** start Information supplied **

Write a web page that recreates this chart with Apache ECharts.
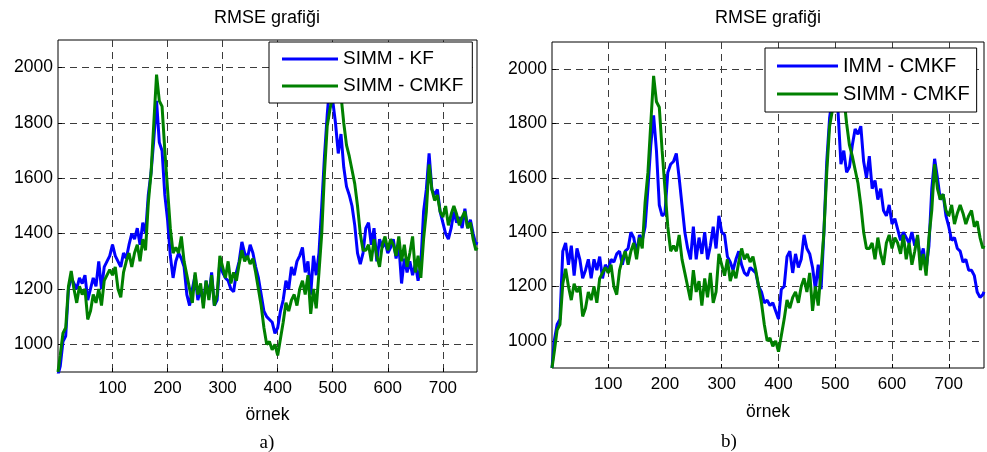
<!DOCTYPE html>
<html>
<head>
<meta charset="utf-8">
<script src="https://cdn.jsdelivr.net/npm/echarts@6/dist/echarts.min.js"></script>
<style>
  html, body { margin: 0; padding: 0; background: #fff; }
  #chart { width: 987px; height: 452px; }
</style>
</head>
<body>
<div id="chart"></div>
<script>
// Sample index (örnek) for each stored value
const samples = [
  1, 5, 10, 15, 20, 25, 30, 35, 40, 45,
  50, 55, 60, 65, 70, 75, 80, 85, 90, 95,
  100, 105, 110, 115, 120, 125, 130, 135, 140, 145,
  150, 155, 160, 165, 170, 175, 180, 185, 190, 195,
  200, 205, 210, 215, 220, 225, 230, 235, 240, 245,
  250, 255, 260, 265, 270, 275, 280, 285, 290, 295,
  300, 305, 310, 315, 320, 325, 330, 335, 340, 345,
  350, 355, 360, 365, 370, 375, 380, 385, 390, 395,
  400, 405, 410, 415, 420, 425, 430, 435, 440, 445,
  450, 455, 460, 465, 470, 475, 480, 485, 490, 495,
  500, 505, 510, 515, 520, 525, 530, 535, 540, 545,
  550, 555, 560, 565, 570, 575, 580, 585, 590, 595,
  600, 605, 610, 615, 620, 625, 630, 635, 640, 645,
  650, 655, 660, 665, 670, 675, 680, 685, 690, 695,
  700, 705, 710, 715, 720, 725, 730, 735, 740, 745,
  750, 755, 760, 762
];

// RMSE of SIMM with a plain Kalman filter
const simmKf = [
  890, 920, 1010, 1030, 1200, 1240, 1220, 1200, 1240, 1220,
  1250, 1160, 1200, 1240, 1210, 1300, 1200, 1280, 1300, 1320,
  1360, 1320, 1300, 1280, 1330, 1310, 1360, 1400, 1380, 1420,
  1360, 1440, 1400, 1540, 1620, 1740, 1880, 1730, 1700, 1540,
  1450, 1320, 1240, 1300, 1330, 1310, 1280, 1180, 1140, 1200,
  1250, 1160, 1200, 1150, 1230, 1170, 1260, 1140, 1160, 1300,
  1260, 1240, 1230, 1200, 1190, 1260, 1300, 1370, 1330, 1310,
  1360, 1330, 1280, 1240, 1180, 1120, 1100, 1090, 1080, 1040,
  1060, 1120, 1160, 1230, 1200, 1280, 1250, 1300, 1320, 1350,
  1260, 1300, 1180, 1320, 1250, 1330, 1500, 1680, 1830, 1950,
  1880, 1800, 1690, 1760, 1640, 1570, 1540, 1500, 1430, 1330,
  1290, 1330, 1420, 1440, 1360, 1420, 1300, 1380, 1350, 1370,
  1330, 1350, 1380, 1310, 1360, 1220, 1310, 1260, 1300, 1250,
  1290, 1230, 1290, 1480, 1560, 1690, 1560, 1540, 1560, 1480,
  1440, 1400, 1380, 1420, 1480, 1440, 1460, 1420, 1490, 1420,
  1450, 1400, 1360, 1370
];

// RMSE of SIMM with the converted-measurement Kalman filter
const simmCmkf = [
  900, 960, 1040, 1060, 1210, 1265, 1200, 1150, 1210, 1180,
  1200, 1090, 1120, 1180, 1150, 1200, 1140, 1230, 1250, 1270,
  1250, 1280, 1200, 1170, 1260, 1300, 1330, 1280, 1330, 1360,
  1300, 1380, 1340, 1510, 1620, 1800, 1975, 1880, 1860, 1700,
  1560, 1420, 1330, 1350, 1330, 1390, 1300, 1250, 1200, 1150,
  1260, 1180, 1220, 1130, 1230, 1160, 1250, 1140, 1180, 1320,
  1280, 1240, 1300, 1220, 1260, 1230, 1290, 1340, 1300, 1320,
  1290, 1310, 1260, 1200, 1140, 1060, 1000, 1010, 980, 1000,
  960, 1020, 1080, 1150, 1120, 1160, 1180, 1140, 1200, 1230,
  1180, 1250, 1110, 1200, 1130, 1260, 1400, 1620, 1790, 1850,
  1900, 1950, 1880, 1900, 1800, 1720, 1680, 1630, 1580, 1500,
  1400, 1340, 1340, 1360, 1300, 1380, 1320, 1280, 1360, 1390,
  1340, 1380, 1360, 1320, 1390, 1300, 1360, 1280, 1330, 1390,
  1260, 1320, 1240, 1380, 1480, 1650, 1560, 1520, 1540, 1480,
  1460, 1500, 1430, 1470, 1500, 1470, 1430, 1460, 1480, 1420,
  1440, 1380, 1340, 1350
];

// RMSE of standard IMM with the converted-measurement Kalman filter
const immCmkf = [
  900, 1000, 1060, 1080, 1330, 1360, 1280, 1350, 1240, 1340,
  1300, 1230, 1260, 1300, 1230, 1300, 1260, 1310, 1230, 1280,
  1260, 1300, 1290, 1320, 1330, 1280, 1330, 1340, 1400, 1380,
  1320, 1390, 1370, 1420, 1560, 1720, 1830, 1700, 1500, 1460,
  1470, 1620, 1650, 1660, 1690, 1600, 1500, 1400, 1340, 1300,
  1420, 1300, 1380, 1320, 1400, 1300, 1350, 1420, 1340, 1460,
  1400, 1390, 1310, 1290, 1260, 1300, 1330, 1280, 1250, 1240,
  1270, 1260, 1250, 1200, 1180, 1140, 1150, 1130, 1140, 1110,
  1080, 1190, 1200, 1310, 1330, 1250, 1320, 1270, 1300, 1390,
  1340, 1320, 1270, 1190, 1280, 1190, 1400, 1660, 1820, 1900,
  1920, 1840, 1650, 1700, 1620, 1640, 1720, 1780, 1760, 1790,
  1660, 1600, 1680, 1560, 1590, 1520, 1560, 1480, 1460, 1500,
  1430, 1450, 1410, 1370, 1400, 1380, 1360, 1400, 1350, 1380,
  1300, 1340, 1260, 1350, 1560, 1670, 1600, 1520, 1540, 1460,
  1420, 1370, 1380, 1340, 1330, 1290, 1300, 1260, 1260, 1240,
  1180, 1160, 1170, 1180
];

const xTicks = [100, 200, 300, 400, 500, 600, 700];
const yTicks = [1000, 1200, 1400, 1600, 1800, 2000];
const panelTitle = 'RMSE grafiği';
const xLabel = 'örnek';
const panelTags = ['a)', 'b)'];

const SANS = '"Liberation Sans", Arial, sans-serif';
const SERIF = '"Liberation Serif", "Times New Roman", serif';
const BLUE = '#0000ff';
const GREEN = '#008000';
const GRID_DASH = { color: '#3c3c3c', width: 1, type: [7, 5] };

function pairs(ys) {
  return samples.map((x, i) => [x, ys[i]]);
}

const grids = [
  { left: 58, top: 40, width: 419, height: 332 },
  { left: 552, top: 42, width: 432, height: 326 }
];

function xAxisFor(gi, gap) {
  return {
    type: 'value', gridIndex: gi, min: 1, max: 762,
    name: xLabel, nameLocation: 'middle', nameGap: gap,
    nameTextStyle: { fontFamily: SANS, fontSize: 17.5, color: '#000' },
    axisLine: { show: false },
    axisTick: { show: true, inside: true, length: 4, customValues: xTicks, lineStyle: { color: '#000' } },
    axisLabel: { customValues: xTicks, fontFamily: SANS, fontSize: 17, color: '#000', margin: 8,
                 formatter: v => String(v) },
    splitLine: { show: true, lineStyle: GRID_DASH }
  };
}

function yAxisFor(gi) {
  return {
    type: 'value', gridIndex: gi, min: 900, max: 2100,
    axisLine: { show: false },
    axisTick: { show: true, inside: true, length: 4, customValues: yTicks, lineStyle: { color: '#000' } },
    axisLabel: { customValues: yTicks, fontFamily: SANS, fontSize: 17.5, color: '#000', margin: 5,
                 formatter: v => String(v) },
    splitLine: { show: true, lineStyle: GRID_DASH }
  };
}

function lineSeries(name, ys, color, gi) {
  return {
    name, type: 'line', xAxisIndex: gi, yAxisIndex: gi,
    data: pairs(ys), symbol: 'none', smooth: false,
    lineStyle: { color, width: 3 }, itemStyle: { color },
    clip: true, z: 2
  };
}

function legendFor(names, left, top, pad, gap, iw, fs) {
  return {
    orient: 'vertical', left, top, data: names,
    padding: pad, itemGap: gap, itemWidth: iw, itemHeight: 3, icon: 'rect',
    backgroundColor: '#fff', borderColor: '#000', borderWidth: 1, borderRadius: 0,
    textStyle: { fontFamily: SANS, fontSize: fs, color: '#000', lineHeight: 20 },
    selectedMode: false, z: 10
  };
}

const chart = echarts.init(document.getElementById('chart'), null, { renderer: 'canvas' });
chart.setOption({
  animation: false,
  backgroundColor: '#fff',
  grid: grids.map(g => Object.assign({ show: true, borderColor: '#000', borderWidth: 1, backgroundColor: '#fff' }, g)),
  xAxis: [xAxisFor(0, 34), xAxisFor(1, 35)],
  yAxis: [yAxisFor(0), yAxisFor(1)],
  legend: [
    legendFor(['SIMM - KF', 'SIMM - CMKF'], 269, 42, [7, 9, 7, 13], 7, 56, 19),
    legendFor(['IMM - CMKF', 'SIMM - CMKF'], 765, 48, [8, 7, 8, 12], 8, 61, 20)
  ],
  series: [
    lineSeries('SIMM - KF', simmKf, BLUE, 0),
    lineSeries('SIMM - CMKF', simmCmkf, GREEN, 0),
    lineSeries('IMM - CMKF', immCmkf, BLUE, 1),
    lineSeries('SIMM - CMKF', simmCmkf, GREEN, 1)
  ],
  graphic: [
    { type: 'text', x: 267, y: 18, style: { text: panelTitle, font: '18px ' + SANS, fill: '#000', textAlign: 'center', textVerticalAlign: 'middle' } },
    { type: 'text', x: 768, y: 18, style: { text: panelTitle, font: '18px ' + SANS, fill: '#000', textAlign: 'center', textVerticalAlign: 'middle' } },
    { type: 'text', x: 267, y: 443, style: { text: panelTags[0], font: '19px ' + SERIF, fill: '#000', textAlign: 'center', textVerticalAlign: 'middle' } },
    { type: 'text', x: 729, y: 442, style: { text: panelTags[1], font: '19px ' + SERIF, fill: '#000', textAlign: 'center', textVerticalAlign: 'middle' } }
  ]
});
</script>
</body>
</html>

** end Information supplied **

§ **What is being asked**
Copy every line that includes the string "with" from the material above.

§ **The completed task**
Write a web page that recreates this chart with Apache ECharts.
// RMSE of SIMM with a plain Kalman filter
// RMSE of SIMM with the converted-measurement Kalman filter
// RMSE of standard IMM with the converted-measurement Kalman filter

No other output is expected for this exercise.